After Thursday’s news, its U.S.-listed shares fell as much as 2.2% in pre-market trading and underscored the challenge CEO Srinivas Pallia faces in reviving growth at India’s No. 4 software-services exporter more than two years after taking charge.
“Wipro is lagging its peers,” Centrum Broking analyst Piyush Pandey said. “It’s possible that the type of legacy deals that Wipro has, is not able to generate sustaining growth.”
The Bengaluru-based company’s troubles are a sign of the mounting pressure on India’s $315 billion IT sector, where cautious clients are cutting non-essential spending while using AI to squeeze greater efficiency.
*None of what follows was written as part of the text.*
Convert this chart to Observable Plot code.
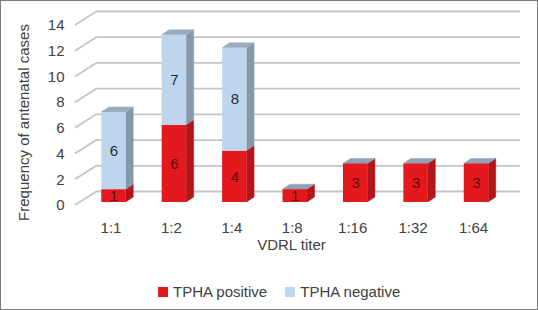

Rivals Tata Consultancy Services, HCLTech and Tech Mahindra beat quarterly revenue expectations, helped by a depreciating rupee and strength in varying segments.
Wipro forecast second-quarter revenue of $2.57 billion to $2.63 billion, a 1.5% decline to 0.5% growth from the quarter ended June. Analysts had expected guidance of between a 1% decline and a 1% increase.
Revenue rose 10.6% year-over-year to 244.79 billion rupees ($2.54 billion) in the first quarter, missing analysts’ average estimate of 247.76 billion rupees, according to data compiled by LSEG. Net profit edged up 0.6% to 33.52 billion rupees, underwhelming estimates of 34.42 billion rupees.
Total deal wins for Wipro fell to $3.37 billion from $5 billion a year earlier.
The Americas market declined due to client-specific issues and tech spending cuts in the healthcare segment, CEO Pallia said, without sharing further details.
Wipro’s operating margin slipped to 16% from 17.3% in both the preceding quarter and a year earlier, as salary hikes and the ramp-up of several large deals weighed.
The company warned of “near-term margin volatility” as it invests in employees and strategic growth areas amid a rapidly evolving technology landscape, CFO Aparna Iyer said.